Kingdom Love Center Ministries pastor Kim Carmichael dedicated her life to God and to her community, making an impact on the lives of everyone she met.
Carmichael, who held a Doctorate of Divinity from St. Thomas Christian College and founded Kingdom Love Center with her husband, Bishop Frankie Carmichael, died Wednesday. She was 59.
“She was the epitome of what a pastor is,” Carmichael’s niece Shatea Threadgill said. “Everything you would want, she was there to lead you, to guide you and be an example. She not only spoke the Word, she taught it, she lived it and she was an example.”
“Her assignment will be completed by everyone she came in contact with,” Annette Wagner said, who was a close friend of Carmichael’s and called herself her spiritual daughter. “We are her legacy and will always carry out those things that she has taught us.”
Carmichael was born and raised in New Haven, attending South Central Community College, (now Gateway Community Technical College), Vision Academy for Christian Leaders and Yale Divinity School. She founded the annual women’s conference Righteous Anointed Women and King’s Kids College, which is a youth summer program that combines academics, music, dance, praise and worship. She also founded the mentor program Dynamic Individual Victoriously Advancing, which helps young women ages 18 to 35 years old.
Wagner was introduced to Carmichael when Wagner came to New Haven in 1997 to begin a surgical residency and was taken in as a daughter during the roughest time of her life, Wagner said.
“She was always someone who was going to reach out as a nurturer and mother,” she said. “She was a special person in our family.
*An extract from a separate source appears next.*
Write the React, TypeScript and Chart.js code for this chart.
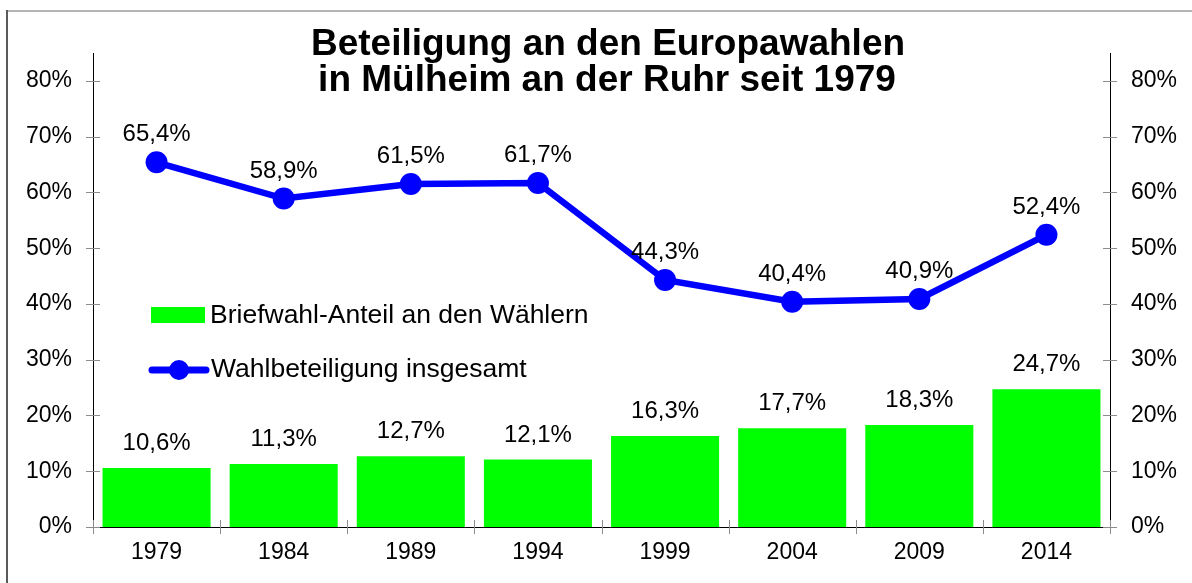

She was the glue that brought everyone together.”
Wagner said whether through ministry or casual interactions with Carmichael, even just shopping with her in silence, there were things to be learned that everyone who knew her will carry. “She brought us all together, her spiritual children and her natural children.”
Carmichael was known for her style of preaching, her dedication to the ministry and work throughout the community, organizing events such as “Big Give,” which raised money to give to shoppers around Thanksgiving to pay for their dinners.
“The impact she made on the community was crazy and the amount of people that would gravitate naturally to her and respect her as a pastor, for her lifestyle and where she grew up,” church member Ronald Huggins said. “She knew how to take a message and meet people right where they were.” Huggins added that Carmichael was never ashamed of having grown up in the projects and didn’t let that define her. “She literally devoted her life to God, teaching and preaching.”
Carmichael’s younger brother Douglas Bethea said his sister’s faith in God was “unbelievable” and she was the strength of the family who took care of her brothers, sisters and mother. She used her past as an example to others that where one comes from doesn’t need to be where they finish, he said.
“It’s amazing the type of woman she was and I’m so proud to call her my sister,” Bethea said. “She gave, gave, gave. She was a pillar in the community, a matriarch in New Haven. She took care of everybody.”
Anyone who came to Carmichael and to the church was never turned away, no matter where they came from.
“No matter where you’ve seen her, you were able to approach her,” Threadgill said. “They’ll miss her presence as a whole.”
Some church members would say Carmichael “was a beast in preaching,” Wagner said, and a signature of Carmichael was her sayings, such as “marriage is not a sprint, it’s a marathon,” and “don’t be fooled by a feeling unless feeling like a fool.”
“If people were to put a title on her it would be ‘love,’” Threadgill said. “No matter who you were, she loved you. Through it all she still loved you and most of all, that’s what we’ll miss, the unconditional love. She’ll be not only remembered as a pastor and a mom but for being an example and just real.”
Carmichael also leaves husband Bishop Frankie Carmichael, sons P.J. Carmichael, Aquil Davidson, Mark Vereen and daughters Me’Shea Carmichael-Marks and Angela Newman, according to her obituary, as well as many nieces, nephews, brothers and sisters.